Por fim, o terceiro pilar, trata-se de uma análise ao próprio contexto da analogia. Isto é, a analogia como forma de integração de uma regra. No caso disciplinar – assim como nos outros ramos jurídicos –, essa integração é utilizada quando há lacuna na norma específica, ou seja, não havendo norma válida aplicável à hipótese. A analogia, porém, só é cabível quando for favorável ao acusado – in bonam partem, não sendo admitida quando for prejudicial à defesa – in malam partem (no caso específico, fica evidenciado que o instituto da analogia utilizada com o Processo Civil foi prejudicial ao acusado).
Por tais critérios, o atual entendimento jurisprudencial, no que diz respeito à analogia buscada na Lei Instrumental Civil, nos casos do efeito suspensivo previsto no art. 60 – CEDM/MG, está frontalmente em desacordo com a lógica do Processo Constitucional Brasileiro, e ao próprio desenvolvimento sociológico da hermenêutica jurídica, representado na figura da integração do Direito, com fundamento científico, por analogia.
Diante do exposto, salvo melhor juízo, obviamente a orientação prevista no § 1º, do art. 403 – do MAPPA, é por completa inconstitucional.
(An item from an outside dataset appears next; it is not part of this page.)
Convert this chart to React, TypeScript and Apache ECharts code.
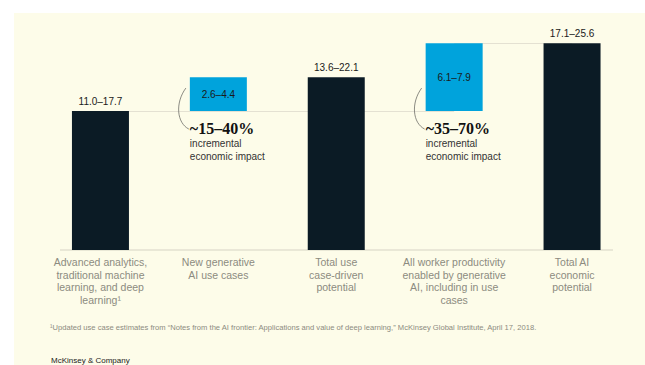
import React, { useEffect, useRef } from "react";
import * as echarts from "echarts";

const categories = [
  "Advanced analytics,\ntraditional machine\nlearning, and deep\nlearning¹",
  "New generative\nAI use cases",
  "Total use\ncase-driven\npotential",
  "All worker productivity\nenabled by generative\nAI, including in use\ncases",
  "Total AI\neconomic\npotential",
];
const rangeLabels = ["11.0–17.7", "2.6–4.4", "13.6–22.1", "6.1–7.9", "17.1–25.6"];
const baseValues = [0, 14.35, 0, 14.35, 0];
const barValues = [14.35, 3.5, 17.85, 7.0, 21.35];
const barKinds = ["total", "increment", "total", "increment", "total"];
const annotationBars = [1, 3];
const annotationValues = ["~15–40%", "~35–70%"];
const annotationNote = "incremental\neconomic impact";
const footnote =
  "¹Updated use case estimates from \u201CNotes from the AI frontier: Applications and value of deep learning,\u201D McKinsey Global Institute, April 17, 2018.";
const sourceText = "McKinsey & Company";

const DARK = "#0B1B25";
const BLUE = "#00A3DC";
const CREAM = "#FDFCE9";
const FONT = "Liberation Sans, Arial, sans-serif";
const BAR_W = 57;

export default function App() {
  const ref = useRef<HTMLDivElement>(null);
  useEffect(() => {
    if (!ref.current) return;
    const chart = echarts.init(ref.current, null, { renderer: "svg" });
    const option: any = {
      animation: false,
      backgroundColor: "#ffffff",
      grid: { left: 41.5, right: 14, top: 37, bottom: 115, containLabel: false },
      xAxis: {
        type: "category",
        data: categories,
        axisLine: { show: false },
        axisTick: { show: false },
        axisLabel: {
          interval: 0,
          margin: 6,
          color: "#8C8B80",
          fontFamily: FONT,
          fontSize: 10.5,
          lineHeight: 12.5,
          align: "center",
          verticalAlign: "top",
        },
      },
      yAxis: { type: "value", min: 0, max: 22, show: false, splitLine: { show: false } },
      series: [
        {
          type: "bar",
          stack: "w",
          barWidth: BAR_W,
          data: baseValues,
          itemStyle: { color: "transparent" },
          silent: true,
          z: 2,
          markLine: {
            z: 1,
            silent: true,
            symbol: ["none", "none"],
            label: { show: false },
            lineStyle: { color: "#E4E1D2", width: 1, type: "solid" },
            data: [
              [{ coord: [0, barValues[0]] }, { coord: [3, barValues[0]] }],
              [{ coord: [3, barValues[4]] }, { coord: [4, barValues[4]] }],
            ],
          },
        },
        {
          type: "bar",
          stack: "w",
          barWidth: BAR_W,
          z: 3,
          data: barValues.map((v, i) => ({
            value: v,
            itemStyle: { color: barKinds[i] === "total" ? DARK : BLUE },
            label: {
              show: true,
              position: barKinds[i] === "total" ? "top" : "inside",
              distance: 5,
              formatter: () => rangeLabels[i],
              color: "#1A1A1A",
              fontFamily: FONT,
              fontSize: 10,
            },
          })),
        },
      ],
    };
    chart.setOption(option);

    const graphics: any[] = [
      {
        type: "rect",
        z: -10,
        shape: { x: 14, y: 13, width: 631, height: 352 },
        style: { fill: CREAM },
        silent: true,
      },
    ];
    const zeroPt = chart.convertToPixel({ gridIndex: 0 }, [0, 0]) as number[];
    graphics.push({
      type: "line",
      z: 1,
      shape: { x1: 60, y1: zeroPt[1], x2: 613, y2: zeroPt[1] },
      style: { stroke: "#D6D3C4", lineWidth: 1 },
      silent: true,
    });
    annotationBars.forEach((bi, k) => {
      const p = chart.convertToPixel({ gridIndex: 0 }, [bi, baseValues[bi]]) as number[];
      const left = p[0] - BAR_W / 2;
      const y = p[1];
      graphics.push({
        type: "bezierCurve",
        z: 5,
        shape: {
          x1: left - 4,
          y1: y - 23,
          cpx1: left - 15,
          cpy1: y - 8,
          cpx2: left - 13,
          cpy2: y + 12,
          x2: left - 1,
          y2: y + 18,
        },
        style: { stroke: "#6E6E68", lineWidth: 0.8, fill: null },
        silent: true,
      });
      graphics.push({
        type: "text",
        z: 5,
        x: left,
        y: y + 9,
        style: {
          text: annotationValues[k],
          fill: "#111111",
          font: "bold 16px 'Liberation Serif', 'DejaVu Serif', serif",
          textVerticalAlign: "top",
        },
      });
      graphics.push({
        type: "text",
        z: 5,
        x: left,
        y: y + 26,
        style: {
          text: annotationNote,
          fill: "#333333",
          fontFamily: FONT,
          fontSize: 10,
          lineHeight: 13,
          textVerticalAlign: "top",
        },
      });
    });
    graphics.push({
      type: "text",
      z: 5,
      x: 50,
      y: 323,
      style: { text: footnote, fill: "#8C8B80", fontFamily: FONT, fontSize: 7.6, textVerticalAlign: "top" },
    });
    graphics.push({
      type: "text",
      z: 5,
      x: 51,
      y: 356,
      style: { text: sourceText, fill: "#222222", fontFamily: FONT, fontSize: 8, textVerticalAlign: "top" },
    });
    chart.setOption({ graphic: graphics });

    return () => chart.dispose();
  }, []);
  return (
    <div
      ref={ref}
      style={{ position: "absolute", left: 0, top: 0, width: 645, height: 365 }}
    />
  );
}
Nula de pleno direito. Devendo ser cassada judicialmente, pela instância competente. Podendo, no caso específico, mesmo que se trata de norma local, desde que adequado ao sistema da repercussão geral (precedentes), chegar ao STJ ou ao próprio STF, principalmente, tendo em vista a atual corrente interpretativa do TJM/MG.
Fontes Bibliográficas:
OLIVEIRA, Maurício José de. Comentários ao Código de Ética e Disciplina dos Militares de Minas Gerais – CEDM: Lei nº 14.310, de 19 de junho de 2002, 2ª ed. Belo Horizonte: Diplomata Livros Jurídicos e Literários, 2016, p. 290.
DUARTE, Zulmar. Comentários ao art. 15 do CPC, In, GAJARDONI, Fernando da Fonseca. Teoria geral do processo: comentários ao CPC de 2015: parte geral. São Paulo: Forense, 2015, p. 170.